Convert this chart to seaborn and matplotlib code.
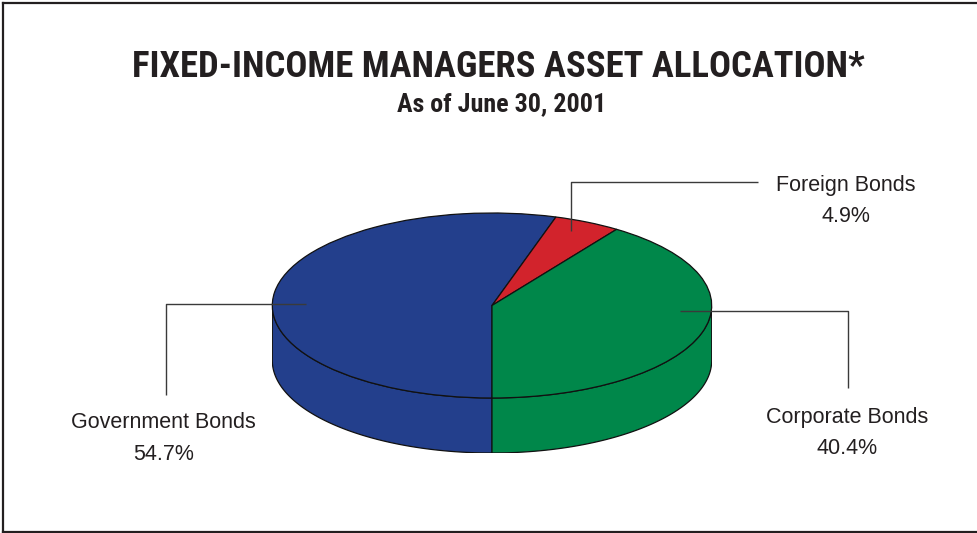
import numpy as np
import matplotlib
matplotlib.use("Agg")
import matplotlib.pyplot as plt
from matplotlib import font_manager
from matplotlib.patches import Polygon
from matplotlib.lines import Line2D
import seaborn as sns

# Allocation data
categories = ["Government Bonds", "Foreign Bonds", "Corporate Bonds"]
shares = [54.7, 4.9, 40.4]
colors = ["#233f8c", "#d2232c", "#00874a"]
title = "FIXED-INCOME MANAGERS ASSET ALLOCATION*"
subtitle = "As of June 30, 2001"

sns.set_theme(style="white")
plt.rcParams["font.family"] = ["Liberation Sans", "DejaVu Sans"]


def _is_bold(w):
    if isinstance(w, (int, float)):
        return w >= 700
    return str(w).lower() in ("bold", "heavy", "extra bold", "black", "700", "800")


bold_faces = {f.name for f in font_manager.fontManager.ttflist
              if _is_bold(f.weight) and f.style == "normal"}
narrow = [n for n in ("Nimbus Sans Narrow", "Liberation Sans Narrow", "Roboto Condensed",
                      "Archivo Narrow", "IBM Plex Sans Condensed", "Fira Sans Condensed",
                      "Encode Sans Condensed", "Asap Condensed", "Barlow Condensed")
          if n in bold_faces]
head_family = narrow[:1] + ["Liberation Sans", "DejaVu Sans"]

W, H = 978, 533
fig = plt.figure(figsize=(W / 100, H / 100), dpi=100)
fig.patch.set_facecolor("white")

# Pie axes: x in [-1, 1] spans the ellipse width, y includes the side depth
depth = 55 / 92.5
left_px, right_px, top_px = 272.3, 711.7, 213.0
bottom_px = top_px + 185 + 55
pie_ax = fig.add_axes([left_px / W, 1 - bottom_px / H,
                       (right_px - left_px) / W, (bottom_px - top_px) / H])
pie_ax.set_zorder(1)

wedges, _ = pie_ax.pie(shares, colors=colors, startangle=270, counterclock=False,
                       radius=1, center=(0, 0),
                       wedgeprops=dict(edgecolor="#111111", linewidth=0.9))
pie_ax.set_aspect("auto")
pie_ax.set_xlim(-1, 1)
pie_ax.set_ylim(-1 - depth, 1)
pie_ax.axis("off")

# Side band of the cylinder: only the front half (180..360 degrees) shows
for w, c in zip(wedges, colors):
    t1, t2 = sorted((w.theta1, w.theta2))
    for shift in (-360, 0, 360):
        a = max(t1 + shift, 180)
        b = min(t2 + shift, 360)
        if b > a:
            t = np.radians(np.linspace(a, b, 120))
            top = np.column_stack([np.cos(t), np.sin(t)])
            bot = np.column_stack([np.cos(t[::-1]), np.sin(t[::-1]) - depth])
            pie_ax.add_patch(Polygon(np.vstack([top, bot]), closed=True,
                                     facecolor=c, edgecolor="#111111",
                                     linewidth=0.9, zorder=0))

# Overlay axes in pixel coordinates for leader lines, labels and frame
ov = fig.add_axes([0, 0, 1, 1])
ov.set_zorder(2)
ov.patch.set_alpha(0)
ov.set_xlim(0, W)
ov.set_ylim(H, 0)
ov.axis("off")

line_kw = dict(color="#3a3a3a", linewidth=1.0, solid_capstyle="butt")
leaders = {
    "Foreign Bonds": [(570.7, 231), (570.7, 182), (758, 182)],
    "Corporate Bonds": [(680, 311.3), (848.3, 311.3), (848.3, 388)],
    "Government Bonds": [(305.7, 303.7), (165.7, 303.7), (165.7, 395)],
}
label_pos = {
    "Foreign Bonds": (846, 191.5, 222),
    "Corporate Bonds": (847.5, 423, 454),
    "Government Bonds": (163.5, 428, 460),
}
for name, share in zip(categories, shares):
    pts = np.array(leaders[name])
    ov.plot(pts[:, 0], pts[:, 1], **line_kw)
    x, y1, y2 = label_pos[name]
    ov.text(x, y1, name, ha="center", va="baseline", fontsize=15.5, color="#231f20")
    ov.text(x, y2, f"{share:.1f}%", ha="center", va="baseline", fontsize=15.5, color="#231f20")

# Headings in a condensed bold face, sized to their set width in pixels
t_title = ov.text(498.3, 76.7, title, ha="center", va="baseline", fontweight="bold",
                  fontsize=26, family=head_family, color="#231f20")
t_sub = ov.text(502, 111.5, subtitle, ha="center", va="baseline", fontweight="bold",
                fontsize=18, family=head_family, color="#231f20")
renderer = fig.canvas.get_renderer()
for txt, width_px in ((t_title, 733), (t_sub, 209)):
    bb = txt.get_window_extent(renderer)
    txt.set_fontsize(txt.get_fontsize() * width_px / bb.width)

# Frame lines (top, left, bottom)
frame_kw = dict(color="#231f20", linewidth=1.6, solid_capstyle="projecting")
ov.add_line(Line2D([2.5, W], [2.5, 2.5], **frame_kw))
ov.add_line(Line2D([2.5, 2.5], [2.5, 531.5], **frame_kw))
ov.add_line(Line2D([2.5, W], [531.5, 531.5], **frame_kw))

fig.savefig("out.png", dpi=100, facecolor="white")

### Work instructions
Set the data above down again exactly as given, with no pictures.

### Final result
Convert this chart to seaborn and matplotlib code.
import numpy as np
import matplotlib
matplotlib.use("Agg")
import matplotlib.pyplot as plt
from matplotlib import font_manager
from matplotlib.patches import Polygon
from matplotlib.lines import Line2D
import seaborn as sns

# Allocation data
categories = ["Government Bonds", "Foreign Bonds", "Corporate Bonds"]
shares = [54.7, 4.9, 40.4]
colors = ["#233f8c", "#d2232c", "#00874a"]
title = "FIXED-INCOME MANAGERS ASSET ALLOCATION*"
subtitle = "As of June 30, 2001"

sns.set_theme(style="white")
plt.rcParams["font.family"] = ["Liberation Sans", "DejaVu Sans"]


def _is_bold(w):
    if isinstance(w, (int, float)):
        return w >= 700
    return str(w).lower() in ("bold", "heavy", "extra bold", "black", "700", "800")


bold_faces = {f.name for f in font_manager.fontManager.ttflist
              if _is_bold(f.weight) and f.style == "normal"}
narrow = [n for n in ("Nimbus Sans Narrow", "Liberation Sans Narrow", "Roboto Condensed",
                      "Archivo Narrow", "IBM Plex Sans Condensed", "Fira Sans Condensed",
                      "Encode Sans Condensed", "Asap Condensed", "Barlow Condensed")
          if n in bold_faces]
head_family = narrow[:1] + ["Liberation Sans", "DejaVu Sans"]

W, H = 978, 533
fig = plt.figure(figsize=(W / 100, H / 100), dpi=100)
fig.patch.set_facecolor("white")

# Pie axes: x in [-1, 1] spans the ellipse width, y includes the side depth
depth = 55 / 92.5
left_px, right_px, top_px = 272.3, 711.7, 213.0
bottom_px = top_px + 185 + 55
pie_ax = fig.add_axes([left_px / W, 1 - bottom_px / H,
                       (right_px - left_px) / W, (bottom_px - top_px) / H])
pie_ax.set_zorder(1)

wedges, _ = pie_ax.pie(shares, colors=colors, startangle=270, counterclock=False,
                       radius=1, center=(0, 0),
                       wedgeprops=dict(edgecolor="#111111", linewidth=0.9))
pie_ax.set_aspect("auto")
pie_ax.set_xlim(-1, 1)
pie_ax.set_ylim(-1 - depth, 1)
pie_ax.axis("off")

# Side band of the cylinder: only the front half (180..360 degrees) shows
for w, c in zip(wedges, colors):
    t1, t2 = sorted((w.theta1, w.theta2))
    for shift in (-360, 0, 360):
        a = max(t1 + shift, 180)
        b = min(t2 + shift, 360)
        if b > a:
            t = np.radians(np.linspace(a, b, 120))
            top = np.column_stack([np.cos(t), np.sin(t)])
            bot = np.column_stack([np.cos(t[::-1]), np.sin(t[::-1]) - depth])
            pie_ax.add_patch(Polygon(np.vstack([top, bot]), closed=True,
                                     facecolor=c, edgecolor="#111111",
                                     linewidth=0.9, zorder=0))

# Overlay axes in pixel coordinates for leader lines, labels and frame
ov = fig.add_axes([0, 0, 1, 1])
ov.set_zorder(2)
ov.patch.set_alpha(0)
ov.set_xlim(0, W)
ov.set_ylim(H, 0)
ov.axis("off")

line_kw = dict(color="#3a3a3a", linewidth=1.0, solid_capstyle="butt")
leaders = {
    "Foreign Bonds": [(570.7, 231), (570.7, 182), (758, 182)],
    "Corporate Bonds": [(680, 311.3), (848.3, 311.3), (848.3, 388)],
    "Government Bonds": [(305.7, 303.7), (165.7, 303.7), (165.7, 395)],
}
label_pos = {
    "Foreign Bonds": (846, 191.5, 222),
    "Corporate Bonds": (847.5, 423, 454),
    "Government Bonds": (163.5, 428, 460),
}
for name, share in zip(categories, shares):
    pts = np.array(leaders[name])
    ov.plot(pts[:, 0], pts[:, 1], **line_kw)
    x, y1, y2 = label_pos[name]
    ov.text(x, y1, name, ha="center", va="baseline", fontsize=15.5, color="#231f20")
    ov.text(x, y2, f"{share:.1f}%", ha="center", va="baseline", fontsize=15.5, color="#231f20")

# Headings in a condensed bold face, sized to their set width in pixels
t_title = ov.text(498.3, 76.7, title, ha="center", va="baseline", fontweight="bold",
                  fontsize=26, family=head_family, color="#231f20")
t_sub = ov.text(502, 111.5, subtitle, ha="center", va="baseline", fontweight="bold",
                fontsize=18, family=head_family, color="#231f20")
renderer = fig.canvas.get_renderer()
for txt, width_px in ((t_title, 733), (t_sub, 209)):
    bb = txt.get_window_extent(renderer)
    txt.set_fontsize(txt.get_fontsize() * width_px / bb.width)

# Frame lines (top, left, bottom)
frame_kw = dict(color="#231f20", linewidth=1.6, solid_capstyle="projecting")
ov.add_line(Line2D([2.5, W], [2.5, 2.5], **frame_kw))
ov.add_line(Line2D([2.5, 2.5], [2.5, 531.5], **frame_kw))
ov.add_line(Line2D([2.5, W], [531.5, 531.5], **frame_kw))

fig.savefig("out.png", dpi=100, facecolor="white")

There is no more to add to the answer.